L'estran est aussi appelé batture en Amérique du Nord francophone. On utilise aussi pour le désigner le terme « zone de marnage » ou l'anglicisme « zone intertidale » (de l'anglais tidal signifiant « relatif à la marée ») ; en termes administratifs et juridiques, on emploie aussi l'expression « zone de balancement des marées ».
Provenant du néerlandais, et utilisé en français, un estran vaseux prend le nom de « wadden » (qui se répartit en slikke, nu ; et schorre, fixé par la végétation[1],[2]).
Historiquement, le mot estran signifie « délaissé sableux de la mer ». Il est attesté sous la forme estrande dans un texte normand au XIIe siècle et a déjà plus ou moins le sens qu'on lui connaît aujourd'hui. Le terme picard stranghe, estranc, attesté au XVIIe siècle, puis estran, est, avec le terme normand, la source du mot français, mais de manière directe. Il s'agit d'un emprunt au moyen néerlandais strang, au sens de « grève ». Il est à mettre en rapport avec le terme actuel strand en anglais, allemand, néerlandais ou suédois.
Ce sont des milieux en régression forte et rapide partout dans le monde[3], mais qui restent mal connus, car ayant longtemps été moins bien cartographiés que d'autres milieux littoraux, bien qu'étant l'un des écosystèmes côtiers les plus vastes et très important en termes de services écosystémiques[4].

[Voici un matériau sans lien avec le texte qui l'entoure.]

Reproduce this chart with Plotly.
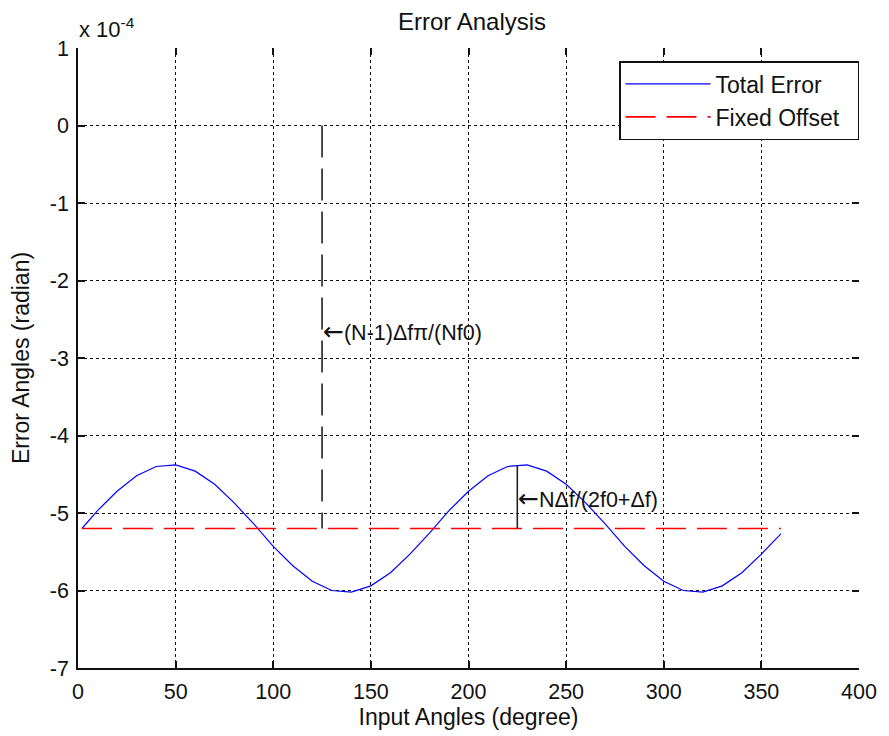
import plotly.graph_objects as go

# Input angle (degree) and total error (x 1e-4 radian)
angles = [2, 10, 20, 30, 40, 50, 60, 70, 80, 90, 100, 110, 120, 130, 140, 150,
          160, 170, 180, 190, 200, 210, 220, 230, 240, 250, 260, 270, 280, 290,
          300, 310, 320, 330, 340, 350, 360]
total_error = [-5.20, -4.97, -4.72, -4.52, -4.40, -4.38, -4.46, -4.63, -4.87,
               -5.14, -5.43, -5.68, -5.88, -6.00, -6.02, -5.94, -5.77, -5.53,
               -5.26, -4.97, -4.72, -4.52, -4.40, -4.38, -4.46, -4.63, -4.87,
               -5.14, -5.43, -5.68, -5.88, -6.00, -6.02, -5.94, -5.77, -5.53,
               -5.27]

# Fixed offset level
offset_x = [2, 360]
offset_y = [-5.2, -5.2]

# Marker lines for the two error components
phase_marker_x = [125, 125]
phase_marker_y = [0, -5.2]
phase_label_y = -2.66
amp_marker_x = [225, 225]
amp_marker_y = [-4.38, -5.2]
amp_label_y = -4.81

x_ticks = [0, 50, 100, 150, 200, 250, 300, 350, 400]
x_tick_text = ["0", "50", "100", "150", "200", "250", "300", "350", "400"]
y_ticks = [1, 0, -1, -2, -3, -4, -5, -6, -7]
y_tick_text = ["1", "0", "-1", "-2", "-3", "-4", "-5", "-6", "-7"]

FONT = "Liberation Sans, Arial, sans-serif"
INK = "#111111"
ARROW = '<span style="font-family:DejaVu Sans;font-size:25px">←</span>'
PAD = "\u00a0\u00a0"  # right padding inside the legend box

fig = go.Figure()
fig.add_trace(go.Scatter(x=angles, y=total_error, mode="lines", name="Total Error" + PAD,
                         legendgroup="a", line=dict(color="#0000ff", width=1.2)))
fig.add_trace(go.Scatter(x=offset_x, y=offset_y, mode="lines", name="Fixed Offset" + PAD,
                         legendgroup="b",
                         line=dict(color="#ff0000", width=1.6, dash="30px,11px")))
fig.add_trace(go.Scatter(x=phase_marker_x, y=phase_marker_y, mode="lines", showlegend=False,
                         line=dict(color="#222222", width=1.6, dash="32px,11px")))
fig.add_trace(go.Scatter(x=amp_marker_x, y=amp_marker_y, mode="lines", showlegend=False,
                         line=dict(color="#222222", width=1.6)))

fig.add_annotation(x=phase_marker_x[0], y=phase_label_y, text=ARROW + "(N-1)Δfπ/(Nf0)",
                   showarrow=False, xanchor="left", yanchor="middle", xshift=-1,
                   font=dict(family=FONT, size=21.5, color=INK))
fig.add_annotation(x=amp_marker_x[0], y=amp_label_y, text=ARROW + "NΔf/(2f0+Δf)",
                   showarrow=False, xanchor="left", yanchor="middle", xshift=-1,
                   font=dict(family=FONT, size=21.5, color=INK))
fig.add_annotation(xref="paper", yref="paper", x=0, y=1, xshift=-1, yshift=4,
                   text="x 10<sup>-4</sup>", showarrow=False,
                   xanchor="left", yanchor="bottom",
                   font=dict(family=FONT, size=22, color=INK))

grid = dict(showgrid=True, gridcolor=INK, gridwidth=1, griddash="3px,3px")
tickfont = dict(family=FONT, size=21.5, color=INK)
axtitle = dict(family=FONT, size=23, color=INK)

fig.update_layout(
    width=889, height=736,
    margin=dict(l=78, r=23, t=48, b=66),
    paper_bgcolor="white", plot_bgcolor="white",
    font=dict(family=FONT, size=21, color=INK),
    title=dict(text="Error Analysis", x=0.531, xanchor="center", y=0.97, yanchor="middle",
               font=dict(family=FONT, size=24, color=INK)),
    xaxis=dict(range=[0, 400], tickvals=x_ticks, ticktext=x_tick_text, ticks="inside",
               ticklen=7, tickcolor=INK, tickwidth=1.5, showline=True, linecolor=INK,
               linewidth=1.5, zeroline=False, ticklabelstandoff=3, tickfont=tickfont,
               title=dict(text="Input Angles (degree)", standoff=4, font=axtitle), **grid),
    yaxis=dict(range=[-7, 1], tickvals=y_ticks, ticktext=y_tick_text, ticks="inside",
               ticklen=7, tickcolor=INK, tickwidth=1.5, showline=True, linecolor=INK,
               linewidth=1.5, zeroline=False, ticklabelstandoff=3, tickfont=tickfont,
               title=dict(text="Error Angles (radian)", standoff=14, font=axtitle), **grid),
    xaxis2=dict(range=[0, 400], tickvals=x_ticks, ticks="inside", ticklen=7,
                tickcolor=INK, tickwidth=1.5, side="top", overlaying="x",
                showticklabels=False, showgrid=False, showline=False, zeroline=False),
    yaxis2=dict(range=[-7, 1], tickvals=y_ticks, ticks="inside", ticklen=7,
                tickcolor=INK, tickwidth=1.5, side="right", overlaying="y",
                showticklabels=False, showgrid=False, showline=False, zeroline=False),
    legend=dict(x=1.0, y=0.979, xanchor="right", yanchor="top",
                bgcolor="white", bordercolor=INK, borderwidth=1.5,
                font=dict(family=FONT, size=23, color=INK),
                itemwidth=85, tracegroupgap=0),
    showlegend=True,
)
# empty trace so the mirrored tick axes are drawn
fig.add_trace(go.Scatter(x=[None], y=[None], xaxis="x2", yaxis="y2", showlegend=False,
                         hoverinfo="skip"))

fig.write_html("out.html")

Fin 2018, une cartographie haute résolution, basée sur plus de 700 000 images satellite de la Terre, a précisé leur étendue et leur évolution récente (1984-2016, soit 33 ans, le temps d'une génération humaine)[3].
Les zones intertidales à substrats sableux, rocheux ou vaseux, soumises à une inondation régulière, couvrent plus de 127 921 km2 de la surface terrestre (entre 124 286 et 131 821 km2, pour un intervalle de confiance à 95 %)[3].
Environ 70 % de ces zones sont situées sur trois continents : l'Asie (44 % du total), l'Amérique du Nord (15,5 % du total) et l'Amérique du Sud (11 % du total). En termes de pays, 49,2 % sont dans huit pays (Indonésie, Chine, Australie, États-Unis, Canada, Inde, Brésil et Birmanie)[3].
Certaines régions ont fait l'objet de suivis depuis plusieurs décennies, dont en Asie de l’Est, au Moyen-Orient et en Amérique du Nord : selon cette étude, environ 16 % de la surface (entre 15,62 et 16,47 %) y a été perdue entre 1984 et 2016[3].
Le terme estran recouvre des faciès géomorphologiques très différents qui se traduisent par l'installation de populations végétales et animales diversifiées. En considérant les côtes bordant des mers présentant des marées importantes, il est aisé d'observer trois systèmes principaux :
L'estran est recouvert, au moins en partie, lors des pleines mers, et découvert lors des basses mers. La durée d'exondation (le retrait de la mer) des différentes parties de l'estran dépend de leurs emplacements par rapport au niveau moyen de la mer et du nombre de marées par jour (deux sur les côtes atlantiques de la France, mais une seule dans certaines régions du globe). L'alternance cyclique de périodes d'exondation et d'inondation (appelées aussi périodes d'émersion et d'immersion) est un des facteurs qui conditionnent l'étagement littoral (répartition verticale des communautés animales ou végétales qui se disposent en ceintures en principe parallèles au rivage)[5].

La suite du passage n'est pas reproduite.